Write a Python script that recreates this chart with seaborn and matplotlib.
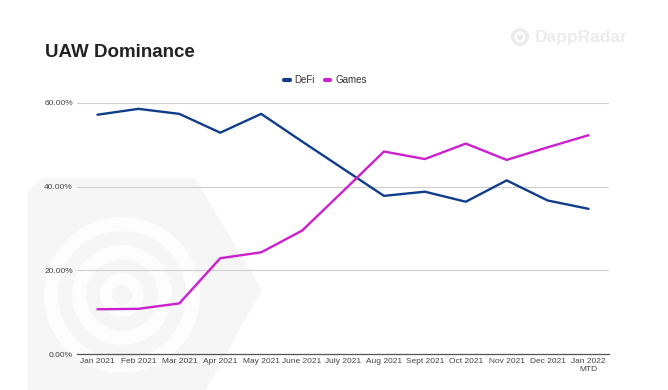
import matplotlib

matplotlib.use("Agg")
import matplotlib.pyplot as plt
import pandas as pd
import seaborn as sns
from matplotlib.patches import Polygon, Circle
from matplotlib.ticker import FuncFormatter

# --- Dane ---
MONTHS = ["Jan 2021", "Feb 2021", "Mar 2021", "Apr 2021", "May 2021",
          "June 2021", "July 2021", "Aug 2021", "Sept 2021", "Oct 2021",
          "Nov 2021", "Dec 2021", "Jan 2022\nMTD"]
DEFI = [57.2, 58.6, 57.4, 52.9, 57.4, 50.8, 44.3, 37.8, 38.8, 36.4, 41.5, 36.7, 34.7]
GAMES = [10.7, 10.8, 12.1, 22.9, 24.3, 29.5, 38.9, 48.4, 46.6, 50.3, 46.4, 49.4, 52.3]

PALETTE = {"DeFi": "#0f3d8a", "Games": "#cc1fd0"}

df = pd.concat([
    pd.DataFrame({"Month": MONTHS, "Share": DEFI, "Series": "DeFi"}),
    pd.DataFrame({"Month": MONTHS, "Share": GAMES, "Series": "Games"}),
])
df["x"] = df["Month"].map({m: i for i, m in enumerate(MONTHS)})

sns.set_theme(style="white")
plt.rcParams["font.family"] = ["Liberation Sans", "DejaVu Sans"]

fig = plt.figure(figsize=(6.68, 3.9), dpi=100)

# Tlo: jasny znak wodny (wspolrzedne w pikselach obrazka)
bg = fig.add_axes([0, 0, 1, 1], zorder=-1)
bg.set_xlim(0, 668)
bg.set_ylim(390, 0)
bg.axis("off")
bg.add_patch(Polygon([(27, 192), (42, 178), (195, 178), (262, 290),
                      (200, 400), (27, 400)], closed=True,
                     facecolor="#f6f6f6", edgecolor="none"))
for r, c in [(78, "#fdfdfd"), (64, "#f6f6f6"), (50, "#fdfdfd"), (36, "#f6f6f6"),
             (22, "#fdfdfd"), (10, "#f6f6f6")]:
    bg.add_patch(Circle((122, 295), r, facecolor=c, edgecolor="none"))
# logo w prawym gornym rogu
bg.add_patch(Circle((520, 37), 9, facecolor="#ececec", edgecolor="none"))
bg.add_patch(Circle((520, 37), 5.5, facecolor="white", edgecolor="none"))
bg.add_patch(Circle((520, 37), 3, facecolor="#ececec", edgecolor="none"))

ax = fig.add_axes([0.1153, 0.0923, 0.7964, 0.6436])
ax.patch.set_alpha(0)

sns.lineplot(data=df, x="x", y="Share", hue="Series", palette=PALETTE,
             linewidth=1.7, ax=ax, legend=False, zorder=3)

ax.set_xlim(-0.5, len(MONTHS) - 0.5)
ax.set_ylim(0, 60)
ax.set_yticks([0, 20, 40, 60])
ax.yaxis.set_major_formatter(FuncFormatter(lambda v, _: f"{v:.2f}%"))
ax.set_xticks(range(len(MONTHS)))
ax.set_xticklabels(MONTHS)
ax.tick_params(axis="both", labelsize=6.0, colors="#444444", length=0, pad=3)
ax.set_xlabel("")
ax.set_ylabel("")
ax.grid(axis="y", color="#cfcfcf", linewidth=0.8)
ax.set_axisbelow(True)
for s in ["top", "right", "left"]:
    ax.spines[s].set_visible(False)
ax.spines["bottom"].set_color("#555555")
ax.spines["bottom"].set_linewidth(0.9)
ax.spines["bottom"].set_zorder(4)

# Legenda
handles = [plt.Line2D([], [], color=PALETTE[k], linewidth=3) for k in PALETTE]
fig.legend(handles, list(PALETTE), loc="center", bbox_to_anchor=(0.487, 0.795),
           ncol=2, frameon=False, fontsize=7, handlelength=0.6,
           handletextpad=0.5, columnspacing=1.0, labelcolor="#333333")

fig.text(0.067, 0.865, "UAW Dominance", fontsize=13.5, fontweight="bold",
         color="#222222", va="center", ha="left")
fig.text(0.94, 0.905, "DappRadar", fontsize=12.5, fontweight="bold",
         color="#ececec", va="center", ha="right")

fig.savefig("out.png", dpi=100)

### Requirement
Transcribe exactly, with no pictures, the lines running from the first line of the material through the line holding "ax.patch.set_alpha(0)".

### Solution below
Write a Python script that recreates this chart with seaborn and matplotlib.
import matplotlib

matplotlib.use("Agg")
import matplotlib.pyplot as plt
import pandas as pd
import seaborn as sns
from matplotlib.patches import Polygon, Circle
from matplotlib.ticker import FuncFormatter

# --- Dane ---
MONTHS = ["Jan 2021", "Feb 2021", "Mar 2021", "Apr 2021", "May 2021",
          "June 2021", "July 2021", "Aug 2021", "Sept 2021", "Oct 2021",
          "Nov 2021", "Dec 2021", "Jan 2022\nMTD"]
DEFI = [57.2, 58.6, 57.4, 52.9, 57.4, 50.8, 44.3, 37.8, 38.8, 36.4, 41.5, 36.7, 34.7]
GAMES = [10.7, 10.8, 12.1, 22.9, 24.3, 29.5, 38.9, 48.4, 46.6, 50.3, 46.4, 49.4, 52.3]

PALETTE = {"DeFi": "#0f3d8a", "Games": "#cc1fd0"}

df = pd.concat([
    pd.DataFrame({"Month": MONTHS, "Share": DEFI, "Series": "DeFi"}),
    pd.DataFrame({"Month": MONTHS, "Share": GAMES, "Series": "Games"}),
])
df["x"] = df["Month"].map({m: i for i, m in enumerate(MONTHS)})

sns.set_theme(style="white")
plt.rcParams["font.family"] = ["Liberation Sans", "DejaVu Sans"]

fig = plt.figure(figsize=(6.68, 3.9), dpi=100)

# Tlo: jasny znak wodny (wspolrzedne w pikselach obrazka)
bg = fig.add_axes([0, 0, 1, 1], zorder=-1)
bg.set_xlim(0, 668)
bg.set_ylim(390, 0)
bg.axis("off")
bg.add_patch(Polygon([(27, 192), (42, 178), (195, 178), (262, 290),
                      (200, 400), (27, 400)], closed=True,
                     facecolor="#f6f6f6", edgecolor="none"))
for r, c in [(78, "#fdfdfd"), (64, "#f6f6f6"), (50, "#fdfdfd"), (36, "#f6f6f6"),
             (22, "#fdfdfd"), (10, "#f6f6f6")]:
    bg.add_patch(Circle((122, 295), r, facecolor=c, edgecolor="none"))
# logo w prawym gornym rogu
bg.add_patch(Circle((520, 37), 9, facecolor="#ececec", edgecolor="none"))
bg.add_patch(Circle((520, 37), 5.5, facecolor="white", edgecolor="none"))
bg.add_patch(Circle((520, 37), 3, facecolor="#ececec", edgecolor="none"))

ax = fig.add_axes([0.1153, 0.0923, 0.7964, 0.6436])
ax.patch.set_alpha(0)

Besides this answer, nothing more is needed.